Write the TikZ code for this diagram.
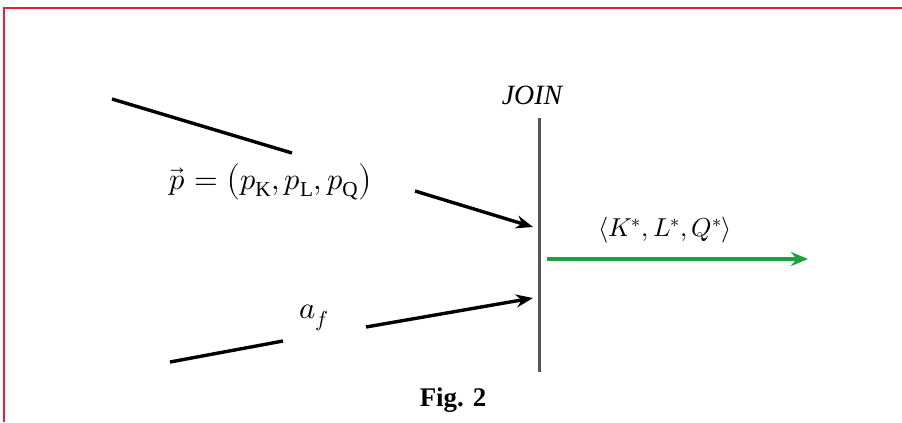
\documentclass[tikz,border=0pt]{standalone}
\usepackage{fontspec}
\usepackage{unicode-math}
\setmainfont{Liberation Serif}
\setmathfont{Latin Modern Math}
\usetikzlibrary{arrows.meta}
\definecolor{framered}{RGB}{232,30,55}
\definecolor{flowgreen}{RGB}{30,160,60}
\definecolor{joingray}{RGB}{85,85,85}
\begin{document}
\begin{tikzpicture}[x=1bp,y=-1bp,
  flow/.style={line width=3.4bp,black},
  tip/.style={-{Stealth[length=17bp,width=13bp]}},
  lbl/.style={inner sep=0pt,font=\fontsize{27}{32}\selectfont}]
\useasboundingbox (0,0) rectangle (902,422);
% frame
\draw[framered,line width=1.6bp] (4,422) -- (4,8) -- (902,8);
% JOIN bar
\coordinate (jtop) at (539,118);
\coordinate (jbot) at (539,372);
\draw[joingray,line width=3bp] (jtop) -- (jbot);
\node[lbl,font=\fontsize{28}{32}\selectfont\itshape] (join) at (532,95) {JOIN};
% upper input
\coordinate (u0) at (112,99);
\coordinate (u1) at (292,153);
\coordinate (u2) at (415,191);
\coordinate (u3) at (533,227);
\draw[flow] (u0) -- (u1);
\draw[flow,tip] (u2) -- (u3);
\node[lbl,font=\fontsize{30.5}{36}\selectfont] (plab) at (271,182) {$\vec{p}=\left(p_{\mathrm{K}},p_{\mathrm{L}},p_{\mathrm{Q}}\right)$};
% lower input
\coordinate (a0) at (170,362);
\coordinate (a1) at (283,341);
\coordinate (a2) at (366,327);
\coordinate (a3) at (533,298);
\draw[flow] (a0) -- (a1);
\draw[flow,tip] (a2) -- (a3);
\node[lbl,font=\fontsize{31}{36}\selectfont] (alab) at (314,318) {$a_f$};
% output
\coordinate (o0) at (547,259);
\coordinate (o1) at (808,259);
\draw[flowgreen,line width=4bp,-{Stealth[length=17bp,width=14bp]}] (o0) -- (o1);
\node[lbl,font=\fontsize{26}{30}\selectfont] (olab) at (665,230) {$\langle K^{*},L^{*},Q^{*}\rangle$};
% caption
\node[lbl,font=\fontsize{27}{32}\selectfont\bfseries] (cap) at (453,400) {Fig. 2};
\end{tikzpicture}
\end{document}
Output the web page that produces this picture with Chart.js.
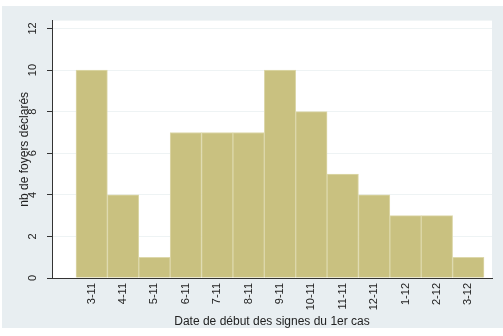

#####

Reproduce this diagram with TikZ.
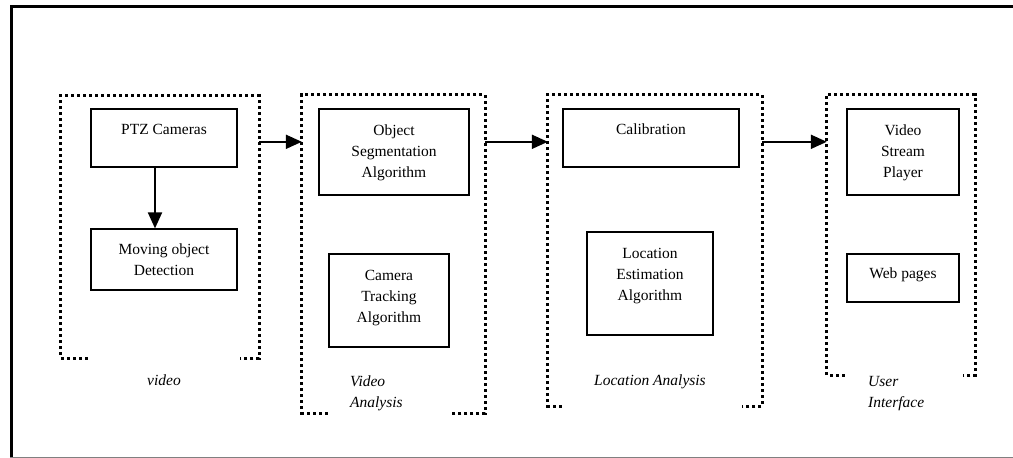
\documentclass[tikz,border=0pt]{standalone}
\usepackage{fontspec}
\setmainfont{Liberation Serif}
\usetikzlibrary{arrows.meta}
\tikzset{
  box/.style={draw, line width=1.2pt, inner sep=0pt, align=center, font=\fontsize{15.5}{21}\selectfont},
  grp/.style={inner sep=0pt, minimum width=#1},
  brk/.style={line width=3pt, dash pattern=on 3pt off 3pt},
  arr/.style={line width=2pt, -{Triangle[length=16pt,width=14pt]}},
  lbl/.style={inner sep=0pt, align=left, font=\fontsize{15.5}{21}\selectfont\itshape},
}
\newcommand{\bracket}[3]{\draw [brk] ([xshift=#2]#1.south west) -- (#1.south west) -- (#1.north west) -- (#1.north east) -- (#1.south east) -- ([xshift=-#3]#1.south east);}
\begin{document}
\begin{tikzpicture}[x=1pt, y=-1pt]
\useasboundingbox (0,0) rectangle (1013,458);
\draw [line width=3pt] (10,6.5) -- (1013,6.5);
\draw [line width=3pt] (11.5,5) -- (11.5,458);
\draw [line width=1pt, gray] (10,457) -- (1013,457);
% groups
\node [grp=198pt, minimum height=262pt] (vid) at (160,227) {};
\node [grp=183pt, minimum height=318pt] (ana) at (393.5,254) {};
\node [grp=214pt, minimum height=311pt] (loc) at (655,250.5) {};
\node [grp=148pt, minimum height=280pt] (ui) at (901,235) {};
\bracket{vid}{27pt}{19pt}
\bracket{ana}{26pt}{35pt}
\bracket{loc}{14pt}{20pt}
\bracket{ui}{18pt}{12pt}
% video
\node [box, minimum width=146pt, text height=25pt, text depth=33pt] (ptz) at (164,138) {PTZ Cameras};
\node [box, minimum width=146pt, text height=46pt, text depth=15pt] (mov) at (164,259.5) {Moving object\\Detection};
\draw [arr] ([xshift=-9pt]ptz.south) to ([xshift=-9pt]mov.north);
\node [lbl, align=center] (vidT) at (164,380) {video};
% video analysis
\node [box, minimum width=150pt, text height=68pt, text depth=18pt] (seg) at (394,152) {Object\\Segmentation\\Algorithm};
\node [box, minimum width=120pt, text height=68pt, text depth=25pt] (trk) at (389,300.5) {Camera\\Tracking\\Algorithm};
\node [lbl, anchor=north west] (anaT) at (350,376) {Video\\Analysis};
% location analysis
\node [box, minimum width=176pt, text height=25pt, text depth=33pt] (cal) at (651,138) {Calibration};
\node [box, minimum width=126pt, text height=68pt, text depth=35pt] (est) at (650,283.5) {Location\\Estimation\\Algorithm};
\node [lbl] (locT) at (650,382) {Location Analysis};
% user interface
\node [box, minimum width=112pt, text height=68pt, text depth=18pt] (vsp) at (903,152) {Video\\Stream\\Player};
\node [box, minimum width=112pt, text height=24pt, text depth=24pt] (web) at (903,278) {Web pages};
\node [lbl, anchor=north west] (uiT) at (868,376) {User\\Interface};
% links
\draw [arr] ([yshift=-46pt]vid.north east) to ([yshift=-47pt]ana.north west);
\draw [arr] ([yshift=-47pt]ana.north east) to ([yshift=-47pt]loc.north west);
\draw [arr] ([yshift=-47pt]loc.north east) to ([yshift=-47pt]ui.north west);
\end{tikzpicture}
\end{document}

#####

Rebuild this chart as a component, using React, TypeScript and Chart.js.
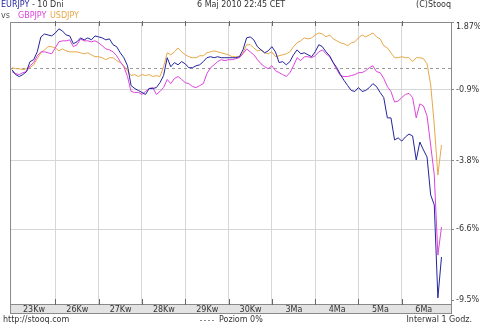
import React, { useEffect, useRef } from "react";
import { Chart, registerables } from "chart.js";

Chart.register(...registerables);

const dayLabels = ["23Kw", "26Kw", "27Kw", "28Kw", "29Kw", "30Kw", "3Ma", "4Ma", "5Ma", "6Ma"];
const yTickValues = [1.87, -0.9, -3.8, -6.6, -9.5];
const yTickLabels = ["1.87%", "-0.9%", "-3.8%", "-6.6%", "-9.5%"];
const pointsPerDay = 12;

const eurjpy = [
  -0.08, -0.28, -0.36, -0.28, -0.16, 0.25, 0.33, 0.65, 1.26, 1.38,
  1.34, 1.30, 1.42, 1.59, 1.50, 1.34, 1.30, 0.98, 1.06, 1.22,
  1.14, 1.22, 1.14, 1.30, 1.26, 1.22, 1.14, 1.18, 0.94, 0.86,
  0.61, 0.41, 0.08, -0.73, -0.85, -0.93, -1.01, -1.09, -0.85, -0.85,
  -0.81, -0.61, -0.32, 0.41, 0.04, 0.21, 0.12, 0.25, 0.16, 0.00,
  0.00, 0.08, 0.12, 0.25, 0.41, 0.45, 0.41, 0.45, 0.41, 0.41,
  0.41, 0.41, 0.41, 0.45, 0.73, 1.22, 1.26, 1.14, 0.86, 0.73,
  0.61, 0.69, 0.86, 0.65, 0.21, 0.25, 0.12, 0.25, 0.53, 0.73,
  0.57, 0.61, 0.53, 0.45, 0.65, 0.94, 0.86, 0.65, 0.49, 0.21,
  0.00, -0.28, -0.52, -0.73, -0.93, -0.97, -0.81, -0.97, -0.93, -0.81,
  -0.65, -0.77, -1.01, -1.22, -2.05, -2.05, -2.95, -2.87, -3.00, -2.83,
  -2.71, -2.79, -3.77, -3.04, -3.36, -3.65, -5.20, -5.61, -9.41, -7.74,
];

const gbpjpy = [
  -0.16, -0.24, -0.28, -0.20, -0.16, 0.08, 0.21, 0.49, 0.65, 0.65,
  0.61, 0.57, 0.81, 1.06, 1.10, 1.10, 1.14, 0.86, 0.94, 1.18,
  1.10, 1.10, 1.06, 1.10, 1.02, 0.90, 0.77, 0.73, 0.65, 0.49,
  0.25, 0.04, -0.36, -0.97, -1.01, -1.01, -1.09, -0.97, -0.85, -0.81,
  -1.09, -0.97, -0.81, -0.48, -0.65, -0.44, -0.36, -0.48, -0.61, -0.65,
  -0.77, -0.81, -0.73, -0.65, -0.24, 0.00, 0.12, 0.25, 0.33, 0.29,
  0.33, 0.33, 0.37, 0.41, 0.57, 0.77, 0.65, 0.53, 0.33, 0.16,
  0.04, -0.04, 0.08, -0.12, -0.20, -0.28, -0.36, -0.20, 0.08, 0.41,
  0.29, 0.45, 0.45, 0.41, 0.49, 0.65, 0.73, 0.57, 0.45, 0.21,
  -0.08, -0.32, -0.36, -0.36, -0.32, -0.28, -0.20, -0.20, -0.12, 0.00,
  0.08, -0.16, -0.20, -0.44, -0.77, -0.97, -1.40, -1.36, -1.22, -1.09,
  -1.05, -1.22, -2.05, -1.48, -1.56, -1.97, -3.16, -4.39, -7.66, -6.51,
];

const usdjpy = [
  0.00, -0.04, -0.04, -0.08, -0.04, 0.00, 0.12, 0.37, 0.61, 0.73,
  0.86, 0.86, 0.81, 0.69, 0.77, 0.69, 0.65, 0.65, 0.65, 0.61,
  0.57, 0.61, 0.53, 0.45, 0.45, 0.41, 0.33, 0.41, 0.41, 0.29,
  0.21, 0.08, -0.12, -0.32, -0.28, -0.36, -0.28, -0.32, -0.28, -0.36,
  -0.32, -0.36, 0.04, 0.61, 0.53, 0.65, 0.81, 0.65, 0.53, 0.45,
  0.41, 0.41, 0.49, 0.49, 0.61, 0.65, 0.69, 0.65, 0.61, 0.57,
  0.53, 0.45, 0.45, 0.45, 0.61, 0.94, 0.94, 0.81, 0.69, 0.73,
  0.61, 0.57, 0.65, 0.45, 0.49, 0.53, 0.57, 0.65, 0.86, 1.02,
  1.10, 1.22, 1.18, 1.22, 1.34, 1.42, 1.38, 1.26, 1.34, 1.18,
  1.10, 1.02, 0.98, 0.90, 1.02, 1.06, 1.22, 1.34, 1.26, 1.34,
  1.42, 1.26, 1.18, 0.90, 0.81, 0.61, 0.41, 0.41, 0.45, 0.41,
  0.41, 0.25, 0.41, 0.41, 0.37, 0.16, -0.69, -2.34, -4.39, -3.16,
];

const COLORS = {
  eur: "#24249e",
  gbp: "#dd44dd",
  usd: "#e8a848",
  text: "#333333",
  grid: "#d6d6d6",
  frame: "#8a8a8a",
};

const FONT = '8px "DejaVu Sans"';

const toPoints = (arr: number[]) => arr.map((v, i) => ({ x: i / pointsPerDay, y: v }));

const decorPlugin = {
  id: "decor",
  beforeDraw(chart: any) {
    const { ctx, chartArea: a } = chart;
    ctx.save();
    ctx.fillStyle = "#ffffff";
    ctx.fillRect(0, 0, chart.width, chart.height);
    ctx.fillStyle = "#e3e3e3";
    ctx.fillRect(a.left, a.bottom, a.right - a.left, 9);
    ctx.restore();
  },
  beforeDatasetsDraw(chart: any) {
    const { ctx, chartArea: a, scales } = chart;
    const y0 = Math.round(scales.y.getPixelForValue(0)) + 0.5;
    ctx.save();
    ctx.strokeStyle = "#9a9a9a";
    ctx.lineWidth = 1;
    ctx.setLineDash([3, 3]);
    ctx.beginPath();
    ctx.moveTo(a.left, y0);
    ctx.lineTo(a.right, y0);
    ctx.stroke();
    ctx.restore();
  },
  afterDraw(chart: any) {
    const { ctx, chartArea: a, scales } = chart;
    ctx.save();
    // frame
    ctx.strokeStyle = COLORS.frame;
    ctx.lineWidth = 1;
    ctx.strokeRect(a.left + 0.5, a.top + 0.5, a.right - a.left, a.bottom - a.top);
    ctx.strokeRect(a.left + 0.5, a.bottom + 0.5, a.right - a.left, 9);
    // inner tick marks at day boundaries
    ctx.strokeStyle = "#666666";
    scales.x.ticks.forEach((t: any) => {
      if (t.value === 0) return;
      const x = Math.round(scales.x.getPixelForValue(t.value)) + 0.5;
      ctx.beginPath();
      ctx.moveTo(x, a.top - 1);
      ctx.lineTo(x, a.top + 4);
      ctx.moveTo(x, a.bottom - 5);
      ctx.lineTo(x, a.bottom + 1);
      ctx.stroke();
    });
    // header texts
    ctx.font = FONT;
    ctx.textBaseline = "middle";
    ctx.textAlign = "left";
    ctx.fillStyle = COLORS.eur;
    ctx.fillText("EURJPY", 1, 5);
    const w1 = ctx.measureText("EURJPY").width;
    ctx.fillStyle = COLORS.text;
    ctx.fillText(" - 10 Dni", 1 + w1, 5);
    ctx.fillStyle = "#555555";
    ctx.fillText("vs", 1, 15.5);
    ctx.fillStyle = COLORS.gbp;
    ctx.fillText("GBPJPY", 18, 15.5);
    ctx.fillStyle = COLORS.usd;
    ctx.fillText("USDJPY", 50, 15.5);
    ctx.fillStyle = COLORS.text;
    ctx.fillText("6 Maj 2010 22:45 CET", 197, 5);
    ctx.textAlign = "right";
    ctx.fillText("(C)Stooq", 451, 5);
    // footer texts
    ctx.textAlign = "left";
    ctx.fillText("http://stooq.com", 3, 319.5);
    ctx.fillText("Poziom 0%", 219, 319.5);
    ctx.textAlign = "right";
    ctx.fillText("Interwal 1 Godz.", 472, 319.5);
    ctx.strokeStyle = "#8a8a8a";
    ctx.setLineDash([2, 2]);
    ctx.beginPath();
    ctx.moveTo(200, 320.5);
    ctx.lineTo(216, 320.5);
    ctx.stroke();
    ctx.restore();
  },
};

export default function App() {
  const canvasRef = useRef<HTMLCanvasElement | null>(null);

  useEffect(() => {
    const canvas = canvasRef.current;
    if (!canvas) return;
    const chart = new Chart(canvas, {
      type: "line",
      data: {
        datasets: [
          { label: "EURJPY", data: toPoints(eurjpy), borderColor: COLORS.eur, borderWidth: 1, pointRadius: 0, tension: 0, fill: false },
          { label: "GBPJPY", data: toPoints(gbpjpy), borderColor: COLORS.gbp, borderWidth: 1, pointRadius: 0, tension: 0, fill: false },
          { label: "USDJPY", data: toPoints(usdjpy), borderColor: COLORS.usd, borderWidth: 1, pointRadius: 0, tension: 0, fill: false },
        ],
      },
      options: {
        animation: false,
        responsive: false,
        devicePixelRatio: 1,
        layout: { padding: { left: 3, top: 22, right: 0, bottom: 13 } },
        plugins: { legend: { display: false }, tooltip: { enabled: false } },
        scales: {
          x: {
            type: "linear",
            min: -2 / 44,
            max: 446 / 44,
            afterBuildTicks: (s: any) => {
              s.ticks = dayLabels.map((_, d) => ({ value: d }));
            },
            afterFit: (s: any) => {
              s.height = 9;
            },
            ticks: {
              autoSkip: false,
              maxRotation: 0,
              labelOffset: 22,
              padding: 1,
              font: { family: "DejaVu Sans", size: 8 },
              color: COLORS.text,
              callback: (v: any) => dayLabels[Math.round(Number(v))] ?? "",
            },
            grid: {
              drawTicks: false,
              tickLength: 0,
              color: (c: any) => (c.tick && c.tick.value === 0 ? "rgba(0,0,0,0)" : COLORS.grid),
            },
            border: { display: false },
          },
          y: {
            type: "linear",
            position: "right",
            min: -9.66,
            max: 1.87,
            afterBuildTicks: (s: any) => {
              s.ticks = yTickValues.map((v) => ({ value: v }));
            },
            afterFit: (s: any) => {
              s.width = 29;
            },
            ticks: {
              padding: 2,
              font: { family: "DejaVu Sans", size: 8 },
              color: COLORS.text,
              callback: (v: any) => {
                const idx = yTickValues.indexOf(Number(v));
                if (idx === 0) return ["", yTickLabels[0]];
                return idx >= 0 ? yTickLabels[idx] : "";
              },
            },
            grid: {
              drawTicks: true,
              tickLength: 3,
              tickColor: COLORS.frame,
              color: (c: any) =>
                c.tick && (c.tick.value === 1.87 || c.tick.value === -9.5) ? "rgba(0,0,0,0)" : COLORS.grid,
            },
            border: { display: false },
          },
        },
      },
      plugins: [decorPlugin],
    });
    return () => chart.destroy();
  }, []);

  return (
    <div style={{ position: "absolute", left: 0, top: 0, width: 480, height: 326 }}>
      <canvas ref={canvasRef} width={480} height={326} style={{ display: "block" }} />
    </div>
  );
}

#####

◆ Challenge: Without the pictures, write out exactly the lines from the one that has "Rebuild this chart" down to the one that has "Chart.register(...registerables);", both included.

◆ Output of the exercise:
Rebuild this chart as a component, using React, TypeScript and Chart.js.
import React, { useEffect, useRef } from "react";
import { Chart, registerables } from "chart.js";

Chart.register(...registerables);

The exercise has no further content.